Because of the support dbt has to connect to multiple platforms your SQL statements only need to transform the data, through configuration dbt does the materialization! Dbt handles the supported platform’s nuances making dbt platform agnostic.
3. Automated testing
There are standard schema tests that you can configure in YAML along with your dbt project:
- not null — no missing values occur in a column,
- unique — the column is unique,
- relation — referential integrity between a primary and foreign key (not database enforced, rather it is generated code to check the RI),
- accepted values — whether a column only contains values within a specific domain, these can be supplied from a seed, another dbt concept for data enrichment that can also be referenced like a data model.
And there are custom data tests you can develop and reuse like SQL macros that test the integrity of the model after model execution or the source data before model execution.
In addition to the automated tests, you can include model pre and post-hooks to execute before or after the model is executed!
4. DAGs
Direct Acyclical Graphs — the orchestration of models is achieved by using Jinja within your SQL models. By utilizing the Jinja script dbt knows what the order of execution of the models is. This allows for models to easily be reused by simply referencing them (using Jinja code) without physically having to move or copying and pasting the code snippets. Any changes to the snippet are felt downstream (as always) and by mapping this data lineage the makers of dbt have also delivered automated documentation. That is, once your models are developed (and you’ve added descriptions of the data in YAML) a browsable frontend can be automatically produced that shows model lineage all the way to the source tables that contain the original values.
The model and the documentation live side by side! Starting to look a lot like DevOps pipelines! The DAG is also dbt’s execution flow, starting from the models that are based on the source tables, dbt scans the references in the developed code and executes the model updates based on the dependencies. Not only that but you have the option of including pre-and post-hooks along with your models to do things like granting privileges to database objects as you see fit.
Dbt cloud has the facility to switch between environments and schedule DAGs with your own dbt commands to run, test, and generate document outputs.
5. Model agnostic
The outcome and data model is as flexible as the blend of data models you choose to use.
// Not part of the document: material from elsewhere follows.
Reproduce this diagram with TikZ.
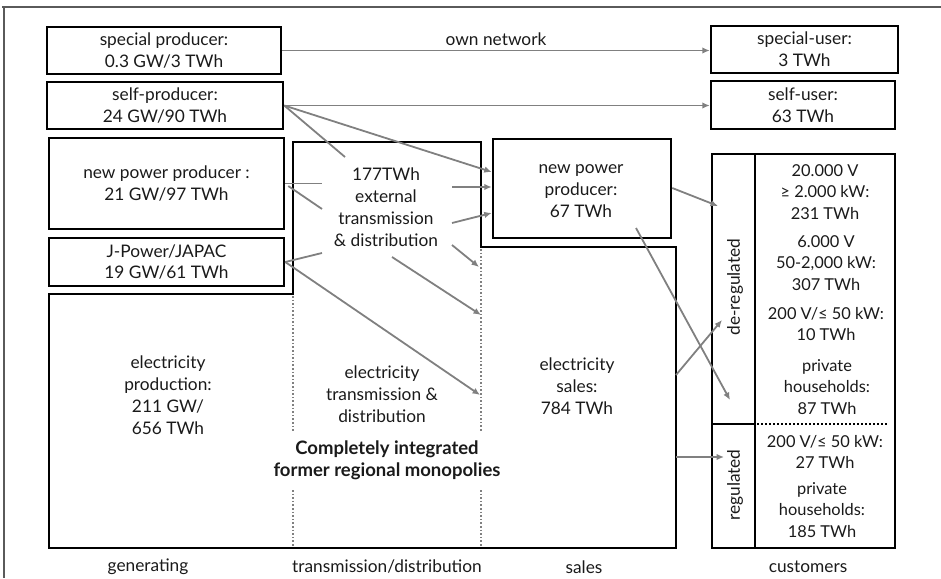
\documentclass[tikz,border=0pt]{standalone}
\usepackage{fontspec}
\setmainfont{Lato}
\usetikzlibrary{arrows.meta,calc}
\definecolor{flowgray}{HTML}{808080}
\definecolor{framegray}{HTML}{5A5A5A}
\definecolor{ink}{HTML}{1A1A1A}
\begin{document}
\begin{tikzpicture}[x=1pt,y=-1pt,
  every node/.style={font=\fontsize{17.3}{21.8}\selectfont, text=ink, inner sep=0pt, align=center},
  custtext/.style={font=\fontsize{16.4}{21.7}\selectfont},
  box/.style={draw=black, line width=2.5pt, rectangle},
  flow/.style={draw=flowgray, line width=1.8pt, -{Latex[length=7.5pt,width=6.5pt]}},
  link/.style={draw=flowgray, line width=1.8pt},
  divider/.style={draw=flowgray, line width=1.6pt, dash pattern=on 1.6pt off 2pt},
  hdots/.style={draw=black, line width=2pt, dash pattern=on 1.8pt off 2.2pt}]
\useasboundingbox (0,0) rectangle (941,578);

% page frame
\draw[framegray, line width=1.3pt] (2,7) -- (941,7);
\draw[framegray, line width=1.3pt] (4,7) -- (4,578);

% integrated monopolies outline
\draw[black, line width=2.6pt] (49,294) -- (293,294) -- (293,142) -- (481,142)
  -- (481,247) -- (676,247) -- (676,548) -- (49,548) -- cycle;
\draw[divider] (293,296) -- (293,432);
\draw[divider] (293,490) -- (293,546);
\draw[divider] (481,249) -- (481,432);
\draw[divider] (481,490) -- (481,546);

% producers
\node[box, minimum width=234pt, minimum height=47pt] (sp) at (164,50.5)
  {special producer:\\0.3 GW/3 TWh};
\node[box, minimum width=236pt, minimum height=47pt] (selfp) at (165,105.5)
  {self-producer:\\24 GW/90 TWh};
\node[box, minimum width=235pt, minimum height=91pt] (npp) at (166.5,183.5)
  {new power producer :\\21 GW/97 TWh};
\node[box, minimum width=235pt, minimum height=48pt] (jp) at (166.5,262)
  {J-Power/JAPAC\\19 GW/61 TWh};

% users
\node[box, minimum width=187pt, minimum height=47pt] (su) at (804.5,49.5)
  {special-user:\\3 TWh};
\node[box, minimum width=184pt, minimum height=48pt] (selfu) at (803,105)
  {self-user:\\63 TWh};

% new power producer (sales side)
\node[box, minimum width=178pt, minimum height=99pt] (npm) at (582,188.5) {};
\node (npmtext) at (581,191) {new power\\producer:\\67 TWh};

% texts inside the monopolies block
\node (ext) at (386,207) {177TWh\\external\\transmission\\\& distribution};
\node (prod) at (168,395) {electricity\\production:\\211 GW/\\656 TWh};
\node (trans) at (382,394) {electricity\\transmission \&\\distribution};
\node[font=\fontsize{18.5}{21.8}\selectfont\bfseries] (mono) at (387,460)
  {Completely integrated\\former regional monopolies};
\node (sales) at (577,386) {electricity\\sales:\\784 TWh};

% customers
\node[box, minimum width=43pt, minimum height=270pt] (dereg) at (733.5,289) {};
\node[box, minimum width=43pt, minimum height=124pt] (reg) at (733.5,486) {};
\draw[black, line width=2.5pt] (712,154) rectangle (895,548);
\draw[hdots] (757,424) -- (888,424);
\node[rotate=90] (deregtext) at (735,287) {de-regulated};
\node[rotate=90] (regtext) at (735,485) {regulated};
\node[custtext] (c1) at (825,192) {20.000 V\\≥ 2.000 kW:\\231 TWh};
\node[custtext] (c2) at (826,263) {6.000 V\\50-2,000 kW:\\307 TWh};
\node[custtext] (c3) at (826,324) {200 V/≤ 50 kW:\\10 TWh};
\node[custtext] (c4) at (827,387) {private\\households:\\87 TWh};
\node[custtext] (c5) at (825,452) {200 V/≤ 50 kW:\\27 TWh};
\node[custtext] (c6) at (822,510) {private\\households:\\185 TWh};

% column captions
\node (capgen) at (148,567) {generating};
\node (captd) at (387,567) {transmission/distribution};
\node (capsales) at (584,567) {sales};
\node (capcust) at (808,567) {customers};

% free ends of the flows
\coordinate (x1) at (345,157);
\coordinate (x2) at (322,183.5);
\coordinate (x3) at (322,209);
\coordinate (x4) at (322,253);
\coordinate (x5) at (452,245);
\coordinate (x6) at (392,257);
\coordinate (x7) at (452,187);
\coordinate (x8) at (452,223);
\coordinate (y1) at (480,395);
\coordinate (y2) at (479,267);
\coordinate (y3) at (481,315);
\coordinate (z1) at (718,206);
\coordinate (z2) at (636,228);
\coordinate (z3) at (730,400);
\coordinate (z4) at (722,320);
\coordinate (z5) at (724,457);
\coordinate (s1) at (676,375);
\coordinate (s2) at (676,457);

% flows
\draw[flow] (sp.east) -- node[above=4pt, inner sep=0pt] (own) {own network} (sp.east -| su.west);
\draw[flow] (selfp.east) -- (selfp.east -| selfu.west);
\draw[link] (selfp.east) -- (x1);
\draw[flow] (selfp.east) -- ([yshift=16.5pt]npm.west);
\draw[link] (npp.east) -- (x2);
\draw[link] ([xshift=3pt,yshift=-2.5pt]npp.east) -- (x3);
\draw[link] (x4) -- (jp.east);
\draw[flow] (jp.east) -- (y1);
\draw[flow] (x5) -- (y2);
\draw[flow] (x6) -- (y3);
\draw[flow] (x7) -- ([yshift=1.5pt]npm.west);
\draw[flow] (x8) -- ([yshift=-24.5pt]npm.west);
\draw[flow] ([yshift=0.5pt]npm.east) -- (z1);
\draw[flow] (z2) -- (z3);
\draw[flow] (s1) -- (z4);
\draw[flow] (s2) -- (z5);
\end{tikzpicture}
\end{document}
Whether that be data vault, dimensional models, Inmon, or flat wide tables the flexibility offered by dbt means you can stick to one or mix the models you need in your platform to suit your data needs.
At the time of writing schema evolution is not supported by dbt (if your materialization is either incremental or snapshot), however, that only means that if you are building a data vault that you may be leaning towards building one that is based on a persistent staging layer. Also not directly supported is the theme of allowing multiple source updates to the same target data model table. For a hub table in a data vault that is an absolute requirement however, there are ways to get around that. You could,
a) use model aliases — although .sql filenames are the model names in dbt you can change the model name by including an alias config snippet in your SQL code. However, this does not prevent concurrent updates to the same target table. A hub table is a unique list of business keys but if the business keys will never clash (by design) then this is a non-issue. If they would then you have several options:-
b) use another orchestration tool — like Airflow and its pools concept, this ensures only one thread at a time gets to update the target model and therefore ensuring idempotence.
c) create your own dbt update macro — that depending on the target platform ensures a level of locking of the target table before loading. Snowflake for instance locks the target table (and all of its micro partitions) if you use a MERGE statement or if you use transactions (BEGIN .. COMMIT). There are methods for checking table locks on target tables and you can include that in your dbt script, to check and poll the target table until a lock is available before executing the update to the target data model table.
d) model multiple source tables to a target hub by using UNION ALL, this is a workaround because a data vault should be able to be updated at any time of day and any point in time but by using a UNION ALL statement means that you are querying data sources that have no new data even though other data sources pointing to the same target table does. Each hub table update should function autonomously, this workaround means that every source file loading to a common hub must be included in a single SQL statement.
As for facts and dimensions, if the content becomes large enough that daily rebuilds become a problem then a fact table is an incremental materialization without a unique id configured and a slowly changing dimension type 2 is a dbt snapshot… essentially. However, when building a star schema the paradigm changes a bit. Out the box there isn’t a utility that fetches dimension surrogate sequence keys to load to a fact table, you would have to design that portion yourself. Dbt was not built to do that but offers the tools for you to build one yourself. Instead, think of snapshots as captured dimensional changes about a business entity aligned to the source — — that is why you will see snapshots being the first step after the source table — and is typically called the source-aligned-layer (SAL). Rapidly changing data like transactions can be loaded to incremental materializations without the unique-id, the same materialization can be used for data vault 2.0 satellite tables. These are to suit the data models we know, in dbt you do not necessarily have to follow either methodology; there is a great article on how could horizontally and vertically align your data warehouse here.
Why does it work?
DevOps, CICD, data pipelines, infrastructure as code… these are more than just buzzwords, these are a cultural shift on how to treat analytics at scale. DataOps is applicable to dbt, essentially you are treating the data analytics as code like you have everything else. Tests and deployment are automated and the flexibility is in-grain to suit your enterprise. By being able to share macros, models, and packages you can stand on the shoulders of existing data models and methods even if they don’t apply to your own data. Open-source becomes a culture, instead of building analytics from scratch you can ask “has someone done this before?” and you can leverage an existing data model/macro to do just that! Open-source encourages you to share common models/macros yourself!
Data warehousing is revived with dbt and the slew of modern cloud data warehouse platforms making the possibilities previously expensive (or unheard-of) in legacy data warehouses are now possible, affordable, and scalable. Entrepreneurial and large enterprises can both leverage SaaS at scale and not worry about the long lead times that we used to have to think about when building a data warehouse. Modern data governance and regulation still apply but a little bit of configuration and design upfront can spin up entire enterprise data warehouses that scale as you scale and mold the platform as your data governance sees fit.